We are walking on an iron road that does not look that stable. Underneath me I see shimmering water. I can see the current pushing leafs forward. As we walk further we cross some small islands which face the water like immovable objects and let they make the water flow even faster. On the concrete pillars, which hold up the bridge, lie turtles warming themselves in the sun. It’s a riddle how they can swim through the current that good.
Over the treetops it look like big white clouds pack themselves together. But above the skies are crisp and blue. A rolling thunder lets itself hear louder and loader from afar. But the trees keep us from seeing where it comes from. Further and further we walk over the iron bridge and in the corners of my eyes I see a broken bridge half submerged. Its pillars lie broken besides it. The water now is rushing by. Our bridge will hold the current?

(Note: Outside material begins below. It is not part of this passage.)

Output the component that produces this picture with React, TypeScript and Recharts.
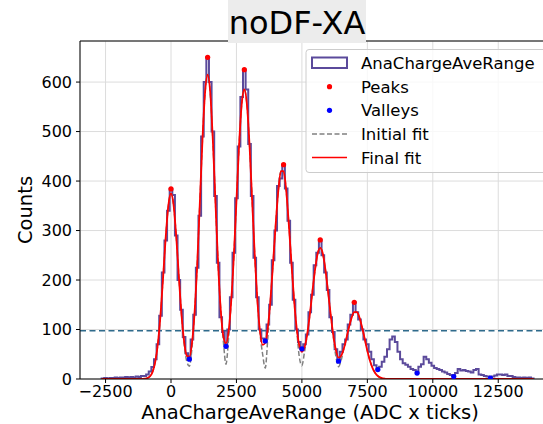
import { ComposedChart, Line, Scatter, XAxis, YAxis, CartesianGrid, ReferenceLine } from 'recharts';

// histogram: 100-wide bins, first bin starts at -2650
const BIN_START = -2650;
const BIN_WIDTH = 100;
const COUNTS = [
  1, 2, 1, 2, 2, 3, 2, 3, 3, 4, 3, 4, 3, 5, 4, 6, 6, 9, 15, 24,
  40, 70, 128, 215, 280, 340, 384, 372, 290, 200, 140, 85, 52, 40, 80, 130, 225, 330, 490, 600,
  650, 600, 500, 370, 235, 125, 95, 66, 100, 165, 255, 365, 470, 570, 625, 585, 475, 370, 245, 165,
  100, 82, 77, 110, 150, 240, 300, 390, 405, 433, 385, 320, 235, 160, 100, 75, 61, 70, 90, 135,
  170, 230, 255, 281, 250, 215, 180, 125, 95, 60, 36, 55, 70, 80, 110, 130, 155, 135, 120, 100,
  80, 70, 55, 40, 28, 19, 25, 35, 45, 60, 80, 86, 75, 55, 40, 32, 29, 25, 20, 18,
  12, 25, 30, 45, 40, 33, 27, 22, 20, 18, 15, 13, 10, 8, 5, 12, 20, 17, 18, 16,
  15, 13, 18, 20, 9, 8, 6, 5, 2, 5, 7, 9, 9, 8, 9, 6, 6, 4, 3, 3,
  2, 3, 2, 3, 1,
];

const PEAK_X = [0, 1400, 2800, 4300, 5700, 7000];
const PEAK_Y = [384, 650, 625, 433, 281, 155];
const VALLEY_X = [700, 2100, 3600, 5000, 6400, 7900, 9400, 10800, 12200];
const VALLEY_Y = [40, 66, 77, 61, 36, 19, 12, 5, 2];

const FIT_X = [
  -2650, -1300, -1200, -1100, -1000, -900, -800, -700, -600, -500, -400, -300, -200, -100, 0,
  100, 200, 300, 400, 500, 600, 700, 800, 900, 1000, 1100, 1200, 1300, 1400, 1500,
  1600, 1700, 1800, 1900, 2000, 2100, 2200, 2300, 2400, 2500, 2600, 2700, 2800, 2900, 3000,
  3100, 3200, 3300, 3400, 3500, 3600, 3700, 3800, 3900, 4000, 4100, 4200, 4300, 4400, 4500,
  4600, 4700, 4800, 4900, 5000, 5100, 5200, 5300, 5400, 5500, 5600, 5700, 5800, 5900, 6000,
  6100, 6200, 6300, 6400, 6500, 6600, 6700, 6800, 6900, 7000, 7100, 7200, 7300, 7400, 7500,
  7600, 7700, 7800, 7900, 8000, 8100, 8200, 8300, 13850,
];
const FINAL_FIT = [
  0, 0, 0.1, 0.3, 0.8, 2, 5.5, 15, 35, 72, 130, 207, 288, 351, 375,
  351, 288, 207, 131, 76, 47, 45, 72, 134, 230, 354, 481, 578, 615, 578,
  481, 355, 232, 140, 86, 72, 96, 157, 248, 360, 472, 555, 585, 555, 472,
  361, 249, 158, 96, 69, 73, 104, 161, 235, 313, 381, 420, 420, 381, 313,
  235, 161, 103, 68, 55, 64, 89, 129, 176, 220, 253, 265, 253, 220, 176,
  130, 88, 58, 43, 47, 61, 82, 105, 124, 135, 135, 124, 104, 81, 57,
  37, 22, 12, 6, 2.7, 1.2, 0.4, 0, 0,
];
const INITIAL_FIT = [
  0, 0, 0.1, 0.3, 0.8, 2, 5.5, 15, 35, 72, 130, 207, 288, 351, 375,
  351, 288, 207, 131, 72, 36, 26, 62, 134, 230, 354, 481, 578, 615, 578,
  481, 355, 232, 140, 76, 30, 82, 157, 248, 360, 472, 555, 585, 555, 472,
  361, 249, 158, 92, 50, 22, 85, 161, 235, 313, 381, 420, 420, 381, 313,
  235, 161, 100, 45, 27, 55, 89, 129, 176, 220, 253, 265, 253, 220, 176,
  130, 85, 45, 25, 38, 61, 82, 105, 124, 135, 135, 124, 104, 81, 57,
  37, 22, 12, 6, 2.7, 1.2, 0.4, 0, 0,
];

const THRESHOLD = 97.5;
const X_TICKS = [-2500, 0, 2500, 5000, 7500, 10000, 12500];
const Y_TICKS = [0, 100, 200, 300, 400, 500, 600];
const X_DOMAIN = [-3476, 14706];
const Y_MAX = 683;

const HIST_COLOR = '#5b4a9b';
const FONT = 'DejaVu Sans, sans-serif';

const histData = [
  { x: BIN_START, y: 0 },
  ...COUNTS.map((c, i) => ({ x: BIN_START + i * BIN_WIDTH, y: c })),
  { x: BIN_START + COUNTS.length * BIN_WIDTH, y: COUNTS[COUNTS.length - 1] },
  { x: BIN_START + COUNTS.length * BIN_WIDTH, y: 0 },
];
const finalFit = FIT_X.map((x, i) => ({ x, y: FINAL_FIT[i] }));
const initialFit = FIT_X.map((x, i) => ({ x, y: INITIAL_FIT[i] }));
const peaks = PEAK_X.map((x, i) => ({ x, y: PEAK_Y[i] }));
const valleys = VALLEY_X.map((x, i) => ({ x, y: VALLEY_Y[i] }));

const fmt = (v: number) => (v < 0 ? '\u2212' + Math.abs(v) : String(v));

const dot = (color: string) => (p: any) => <circle cx={p.cx} cy={p.cy} r={2.6} fill={color} />;

function Legend() {
  const rows = [62.7, 86.7, 110.3, 134, 157.5];
  const labels = ['AnaChargeAveRange', 'Peaks', 'Valleys', 'Initial fit', 'Final fit'];
  return (
    <g>
      <rect x={306} y={49.5} width={262} height={123} rx={3} fill="#fff" fillOpacity={0.8} stroke="#cccccc" />
      <rect x={312} y={57.5} width={35} height={10.5} fill="none" stroke={HIST_COLOR} strokeWidth={2} />
      <circle cx={329.5} cy={rows[1]} r={2.6} fill="red" />
      <circle cx={329.5} cy={rows[2]} r={2.6} fill="blue" />
      <line x1={312} x2={347} y1={rows[3]} y2={rows[3]} stroke="gray" strokeWidth={1.5} strokeDasharray="5 2.5" />
      <line x1={312} x2={347} y1={rows[4]} y2={rows[4]} stroke="red" strokeWidth={1.5} />
      {labels.map((l, i) => (
        <text key={l} x={361} y={rows[i] + 6} fontSize={16.5} fontFamily={FONT} fill="#000">
          {l}
        </text>
      ))}
    </g>
  );
}

export default function App() {
  return (
    <div style={{ position: 'fixed', left: 0, top: 0, width: 543, height: 424, overflow: 'hidden', background: '#fff' }}>
      <ComposedChart width={560} height={424} margin={{ top: 41, right: 4, left: 0, bottom: 0 }}>
        <CartesianGrid stroke="#dcdcdc" strokeWidth={1} />
        <XAxis
          dataKey="x"
          type="number"
          domain={X_DOMAIN}
          ticks={X_TICKS}
          allowDataOverflow
          height={45}
          tickFormatter={fmt}
          tick={{ fill: '#000', fontSize: 16, fontFamily: FONT }}
          tickLine={{ stroke: '#000' }}
          axisLine={{ stroke: '#000' }}
          tickSize={4}
          tickMargin={3}
        />
        <YAxis
          dataKey="y"
          type="number"
          domain={[0, Y_MAX]}
          ticks={Y_TICKS}
          allowDataOverflow
          width={80}
          tick={{ fill: '#000', fontSize: 16, fontFamily: FONT }}
          tickLine={{ stroke: '#000' }}
          axisLine={{ stroke: '#000' }}
          tickSize={4}
          tickMargin={4}
        />
        <ReferenceLine y={Y_MAX} stroke="#000" strokeWidth={1} />
        <ReferenceLine y={THRESHOLD} stroke="#2f6b8c" strokeWidth={1.5} strokeDasharray="6 3.5" />
        <Line data={histData} dataKey="y" type="stepAfter" stroke={HIST_COLOR} strokeWidth={2} dot={false} isAnimationActive={false} />
        <Line data={initialFit} dataKey="y" type="monotone" stroke="gray" strokeWidth={1.5} strokeDasharray="5 2.5" dot={false} isAnimationActive={false} />
        <Line data={finalFit} dataKey="y" type="monotone" stroke="red" strokeWidth={1.8} dot={false} isAnimationActive={false} />
        <Scatter data={peaks} dataKey="y" shape={dot('red')} isAnimationActive={false} />
        <Scatter data={valleys} dataKey="y" shape={dot('blue')} isAnimationActive={false} />
      </ComposedChart>
      <svg width={543} height={424} style={{ position: 'absolute', left: 0, top: 0, pointerEvents: 'none' }}>
        <Legend />
        <rect x={228} y={0} width={138} height={43} fill="#ececec" />
        <text x={297} y={34} textAnchor="middle" fontSize={32} fontFamily={FONT} fill="#000">
          noDF-XA
        </text>
        <text x={25} y={210} transform="rotate(-90 25 210)" textAnchor="middle" dominantBaseline="central" fontSize={19.5} fontFamily={FONT} fill="#000">
          Counts
        </text>
        <text x={310} y={419} textAnchor="middle" fontSize={19.5} fontFamily={FONT} fill="#000">
          AnaChargeAveRange (ADC x ticks)
        </text>
      </svg>
    </div>
  );
}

The roaring is now in its full force and from the depths below we see thick clouds of water rise to the top. We won’t stay dry over here. We finally reached the Garganta del Diablo, the Devils Throat. The most impressive waterfall which I have even seen. From three sides water flows dozens of meters in the abyss and smashes into the rocks below. A continues explosion of vapor shoots back to the top and is blown against me and the other visitors. Nobody stays dry.
The Devils Throat is the biggest of more then 150 waterfalls that together form the Iquaçu falls and they all lie within 2.7 kilometer from each other. The fall resemble the letter J and 20% lie on Brazilian soil and the other 80% on Argentine soil. The border of the two biggest countries of South America goes exactly through the Devils Throat.
We went to both sides during our stay in Foz do Iquaçu and we find the Argentinian side far out the best side. But you will need a whole day to see it all. If you have less time then I would suggest you’d go to the Brazilian side. You can see all the falls in over 2 hours. From Brazil you have the best view over the Argentinian falls.
All Argentinian falls can be visited by following four different trails. A train brings you to the farthest and orange trail which will lead you to see the Devils Throat. We started our day with this one because it closes first in the afternoon. The blue and lower trail brought us the most beautiful views. The one even better then the other. The red and upper trail brought us over the tops of the waterfalls from where you can look dozens of meters down. The way back is through a spectacular swamp and jungle.
In the jungle we hear birds twitter and crickets Chirping. But we do not see them. We do see at group of Capuchin monkeys that look at us with their beady eyes. Sorry guys, we are out of food. A Coatis (looks like a raccoon) stole it that afternoon from our backpack when we waited for the train. We feel really bad about it but in our defense. They are constantly on the lookout for these kind of opportunities. And that afternoon we saw we were not the only ones.
We watched the Iquaçu waterfalls with our own eyes and we truly think they belong to the seven nature world wonders. The entree fee for the Brazilian side is R$ 57,30 real (€15,90, June 2016) per person against A$ 330,- Pesos (€19,95) per person. You can only pay with pesos on the Argentinian side so bring plenty of it with you. A exchange office is situated in the Muffata supermarket in Foz do Iquaçu. You can also take a boat trip which literally takes you into the Argentinian falls. We do not know how much this cost because we did not do this.